* begin Given records *
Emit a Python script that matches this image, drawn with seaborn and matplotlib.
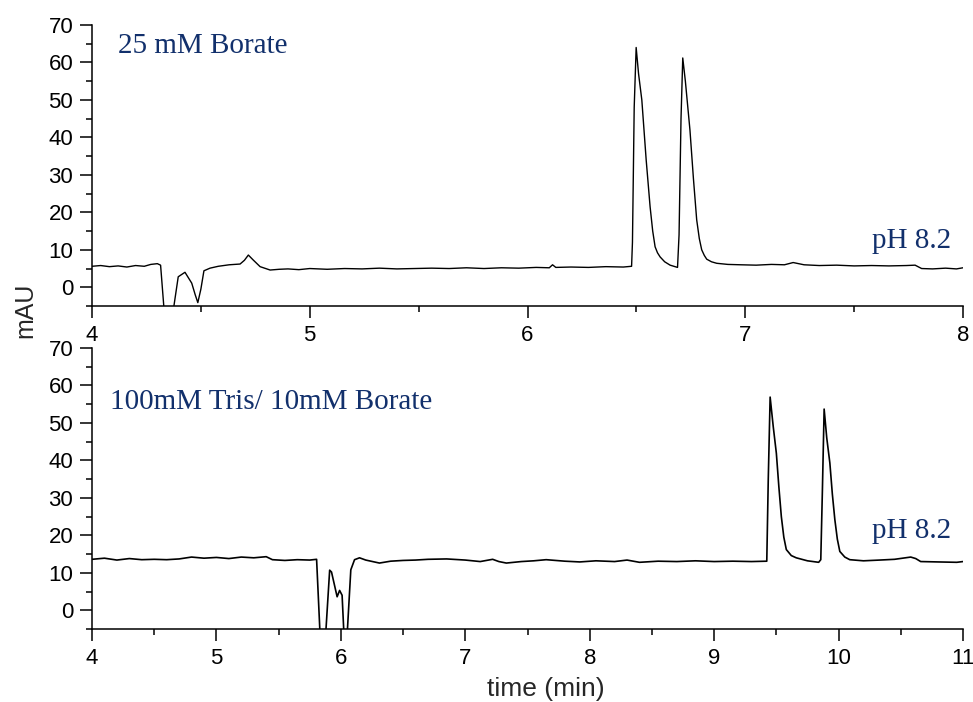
import matplotlib
matplotlib.use("Agg")
import matplotlib.pyplot as plt
from matplotlib.ticker import MultipleLocator
import pandas as pd
import seaborn as sns

# Electropherogram, 25 mM borate buffer (time in min, absorbance in mAU)
t_borate = [4.00, 4.04, 4.08, 4.12, 4.16, 4.20, 4.24, 4.27, 4.30, 4.315,
            4.335, 4.366, 4.396, 4.427, 4.458, 4.474, 4.486, 4.500, 4.514,
            4.542, 4.58, 4.63, 4.68, 4.70, 4.718, 4.74, 4.772, 4.818, 4.86,
            4.90, 4.95, 5.00, 5.08, 5.16, 5.24, 5.32, 5.40, 5.48, 5.56, 5.64,
            5.72, 5.80, 5.88, 5.96, 6.04, 6.10, 6.115, 6.13, 6.20, 6.28, 6.36,
            6.44, 6.478, 6.482, 6.490, 6.499, 6.510, 6.525, 6.545, 6.563,
            6.575, 6.586, 6.597, 6.609, 6.630, 6.655, 6.689, 6.696, 6.705,
            6.713, 6.725, 6.746, 6.762, 6.777, 6.789, 6.800, 6.812, 6.823,
            6.845, 6.869, 6.92, 6.98, 7.05, 7.12, 7.18, 7.22, 7.27, 7.34,
            7.42, 7.50, 7.58, 7.66, 7.74, 7.78, 7.81, 7.86, 7.92, 7.97, 8.00]
mau_borate = [5.6, 5.8, 5.5, 5.7, 5.4, 5.8, 5.6, 6.1, 6.3, 5.9,
              -9.0, -9.0, 2.8, 4.0, 1.1, -2.0, -4.1, -0.5, 4.4,
              5.1, 5.6, 6.0, 6.2, 7.2, 8.6, 7.3, 5.5, 4.6, 4.8,
              4.9, 4.7, 5.0, 4.8, 5.0, 4.9, 5.1, 4.9, 5.0, 5.1, 5.0,
              5.2, 5.0, 5.2, 5.1, 5.3, 5.2, 6.0, 5.3, 5.4, 5.3, 5.5,
              5.4, 5.6, 12.0, 48.0, 64.0, 57.0, 50.0, 34.0, 21.5,
              15.0, 10.8, 9.2, 8.1, 6.8, 5.9, 5.3, 14.0, 45.0,
              61.2, 55.0, 42.0, 29.0, 18.0, 13.0, 10.0, 8.5, 7.5,
              6.8, 6.4, 6.1, 6.0, 5.9, 6.1, 6.0, 6.6, 6.0, 5.8,
              5.9, 5.7, 5.8, 5.7, 5.8, 5.9, 5.0, 4.9, 5.1, 4.9, 5.2]

# Electropherogram, 100 mM Tris / 10 mM borate buffer
t_tris = [4.00, 4.10, 4.20, 4.30, 4.40, 4.50, 4.60, 4.70, 4.80, 4.90,
          5.00, 5.10, 5.20, 5.30, 5.40, 5.45, 5.55, 5.65, 5.75, 5.805,
          5.835, 5.875, 5.910, 5.925, 5.970, 5.990, 6.010, 6.027, 6.048,
          6.080, 6.110, 6.150, 6.20, 6.31, 6.40, 6.50, 6.60, 6.70, 6.85,
          7.00, 7.12, 7.22, 7.27, 7.33, 7.45, 7.55, 7.65, 7.80, 7.92,
          8.05, 8.20, 8.30, 8.40, 8.55, 8.70, 8.85, 9.00, 9.15, 9.30,
          9.423, 9.435, 9.450, 9.475, 9.500, 9.520, 9.540, 9.560, 9.580,
          9.620, 9.660, 9.750, 9.840, 9.857, 9.870, 9.884, 9.905, 9.930,
          9.950, 9.970, 9.990, 10.010, 10.050, 10.090, 10.20, 10.33,
          10.45, 10.58, 10.62, 10.66, 10.80, 10.95, 11.00]
mau_tris = [13.6, 13.9, 13.4, 13.8, 13.5, 13.6, 13.5, 13.7, 14.2, 13.9,
            14.1, 13.8, 14.2, 14.0, 14.3, 13.5, 13.3, 13.5, 13.4, 13.6,
            -8.0, -8.0, 10.7, 10.2, 3.6, 5.3, 4.0, -8.0, -8.0,
            10.8, 13.5, 14.0, 13.4, 12.6, 13.1, 13.3, 13.4, 13.6, 13.7,
            13.4, 13.0, 13.6, 13.0, 12.6, 13.0, 13.2, 13.5, 13.1, 12.9,
            13.2, 13.0, 13.4, 12.8, 13.1, 13.0, 13.2, 13.0, 13.1, 13.0,
            13.1, 35.0, 56.9, 49.0, 41.9, 33.0, 25.0, 19.5, 16.2,
            14.6, 14.0, 13.2, 12.8, 13.5, 32.0, 53.7, 46.0, 39.3,
            31.0, 24.2, 19.0, 15.7, 14.2, 13.5, 13.2, 13.4,
            13.6, 14.2, 13.8, 13.0, 12.9, 12.8, 13.0]

panel_titles = ["25 mM Borate", "100mM Tris/ 10mM Borate"]
ph_label = "pH 8.2"
y_ticks = [0, 10, 20, 30, 40, 50, 60, 70]
x_ticks_top = [4, 5, 6, 7, 8]
x_ticks_bottom = [4, 5, 6, 7, 8, 9, 10, 11]

sns.set_style("ticks")
plt.rcParams["font.family"] = ["Liberation Sans", "DejaVu Sans"]

W, H = 973, 702
fig = plt.figure(figsize=(W / 100, H / 100), dpi=100)
ax_top = fig.add_axes([92 / W, 1 - 306 / H, 871 / W, 281 / H])
ax_bot = fig.add_axes([92 / W, 1 - 629 / H, 871 / W, 281 / H])

navy = "#12306c"
serif = ["Liberation Serif", "DejaVu Serif"]

df_top = pd.DataFrame({"time": t_borate, "mAU": mau_borate})
df_bot = pd.DataFrame({"time": t_tris, "mAU": mau_tris})

sns.lineplot(data=df_top, x="time", y="mAU", ax=ax_top, color="black",
             linewidth=1.0, estimator=None)
sns.lineplot(data=df_bot, x="time", y="mAU", ax=ax_bot, color="black",
             linewidth=1.2, estimator=None)

for ax, xt in ((ax_top, x_ticks_top), (ax_bot, x_ticks_bottom)):
    ax.set_xlim(xt[0], xt[-1])
    ax.set_ylim(-5, 70)
    ax.set_xticks(xt)
    ax.set_xticklabels([str(v) for v in xt])
    ax.set_yticks(y_ticks)
    ax.set_yticklabels([str(v) for v in y_ticks])
    ax.xaxis.set_minor_locator(MultipleLocator(0.5))
    ax.yaxis.set_minor_locator(MultipleLocator(5))
    ax.tick_params(which="major", direction="out", length=8.5, width=1.1,
                   labelsize=16, pad=5, color="black", labelcolor="black")
    ax.tick_params(which="minor", direction="out", length=4.3, width=1.1,
                   color="black")
    for side in ("left", "bottom"):
        ax.spines[side].set_linewidth(1.1)
        ax.spines[side].set_color("black")
    sns.despine(ax=ax)
    ax.set_xlabel("")
    ax.set_ylabel("")
    ax.patch.set_alpha(0)

ax_top.text(4.12, 62.5, panel_titles[0], color=navy, fontsize=21,
            family=serif, ha="left", va="baseline")
ax_top.text(7.58, 10.6, ph_label, color=navy, fontsize=21,
            family=serif, ha="left", va="baseline")
ax_bot.text(4.145, 53.7, panel_titles[1], color=navy, fontsize=21,
            family=serif, ha="left", va="baseline")
ax_bot.text(10.27, 19.3, ph_label, color=navy, fontsize=21,
            family=serif, ha="left", va="baseline")

fig.text(25 / W, 1 - 310 / H, "mAU", rotation=90, fontsize=18,
         ha="center", va="center")
fig.text(546 / W, 1 - 689 / H, "time (min)", fontsize=19,
         ha="center", va="center")

fig.savefig("out.png", dpi=100, facecolor="white")
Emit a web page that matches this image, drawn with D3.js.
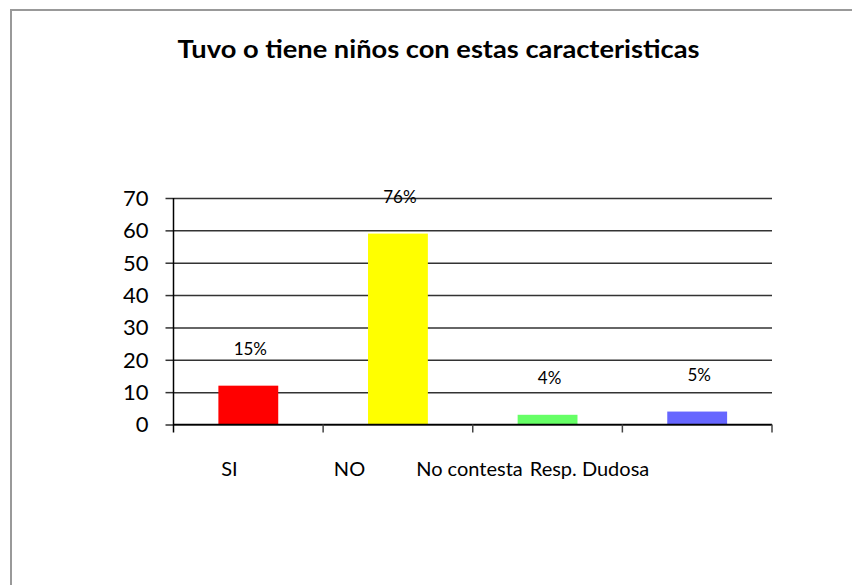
<!DOCTYPE html>
<html><head><meta charset="utf-8">
<script src="https://cdn.jsdelivr.net/npm/d3@7"></script>
<style>body{margin:0;background:#fff}svg{display:block}</style>
</head><body>
<svg id="c" width="852" height="585"></svg>
<script>
const title = "Tuvo o tiene niños con estas caracteristicas";
const categories = ["SI", "NO", "No contesta", "Resp. Dudosa"];
const values = [12, 59, 3, 4];
const pctLabels = ["15%", "76%", "4%", "5%"];
const colors = ["#ff0000", "#ffff00", "#66ff66", "#6666ff"];
const yTicks = [0, 10, 20, 30, 40, 50, 60, 70];

const svg = d3.select("#c");
const font = "Lato, 'Open Sans', sans-serif";
const m = {l: 173.5, r: 772, t: 198, b: 424.5};

svg.append("rect").attr("x", 11).attr("y", 10).attr("width", 900).attr("height", 700)
  .attr("fill", "#fff").attr("stroke", "#999").attr("stroke-width", 2);

svg.append("text").attr("x", 438.5).attr("y", 58).attr("text-anchor", "middle")
  .attr("font-family", font).attr("font-weight", "bold").attr("font-size", 24)
  .attr("textLength", 522).attr("lengthAdjust", "spacingAndGlyphs")
  .text(title);

const x = d3.scaleBand().domain(categories).range([m.l, m.r]).paddingInner(0).paddingOuter(0);
const y = d3.scaleLinear().domain([0, 70]).range([m.b, m.t]);

// y axis with gridlines
const yAxis = d3.axisLeft(y).tickValues(yTicks).tickSize(8).tickPadding(17);
const gy = svg.append("g").attr("transform", `translate(${m.l},0)`).call(yAxis);
gy.select(".domain").remove();
gy.selectAll(".tick line").attr("stroke", "#333").attr("stroke-width", 1.5);
gy.selectAll(".tick").append("line").attr("x1", 0).attr("x2", m.r - m.l)
  .attr("stroke", "#333").attr("stroke-width", 1.5);
gy.selectAll(".tick text").attr("font-family", font).attr("font-size", 22).attr("fill", "#000").attr("dy", "0.34em");

// bars
svg.selectAll(".bar").data(values).join("rect").attr("class", "bar")
  .attr("x", (d, i) => x(categories[i]) + x.bandwidth() * 0.3)
  .attr("width", x.bandwidth() * 0.4)
  .attr("y", d => y(d)).attr("height", d => y(0) - y(d))
  .attr("fill", (d, i) => colors[i]);

// axes lines
svg.append("line").attr("x1", m.l).attr("x2", m.r).attr("y1", y(0)).attr("y2", y(0)).attr("stroke", "#000").attr("stroke-width", 1.5);
svg.append("line").attr("x1", m.l).attr("x2", m.l).attr("y1", m.t).attr("y2", y(0) + 8).attr("stroke", "#000").attr("stroke-width", 1.5);
const xt = categories.map(c => x(c) + x.bandwidth());
svg.selectAll(".xt").data(xt).join("line").attr("class", "xt")
  .attr("x1", d => d).attr("x2", d => d).attr("y1", y(0)).attr("y2", y(0) + 8)
  .attr("stroke", "#444").attr("stroke-width", 1.5);

// x labels (positions as in reference)
const xl = d3.scalePoint().domain(categories).range([m.l + 56, m.l + 416]);
svg.selectAll(".xl").data(categories).join("text").attr("class", "xl")
  .attr("x", d => xl(d)).attr("y", 476).attr("text-anchor", "middle")
  .attr("font-family", font).attr("font-size", 20).attr("fill", "#000").text(d => d);

// data labels
svg.selectAll(".dl").data(values).join("text").attr("class", "dl")
  .attr("x", (d, i) => x(categories[i]) + x.bandwidth() / 2 + 2)
  .attr("y", d => y(d) - 31).attr("text-anchor", "middle")
  .attr("font-family", font).attr("font-size", 17).attr("fill", "#000")
  .text((d, i) => pctLabels[i]);
</script>
</body></html>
* end Given records *
Brief:
Pictures stay out. Print the data exactly, from its first line through the line containing "import seaborn as sns".

Result of the task:
Emit a Python script that matches this image, drawn with seaborn and matplotlib.
import matplotlib
matplotlib.use("Agg")
import matplotlib.pyplot as plt
from matplotlib.ticker import MultipleLocator
import pandas as pd
import seaborn as sns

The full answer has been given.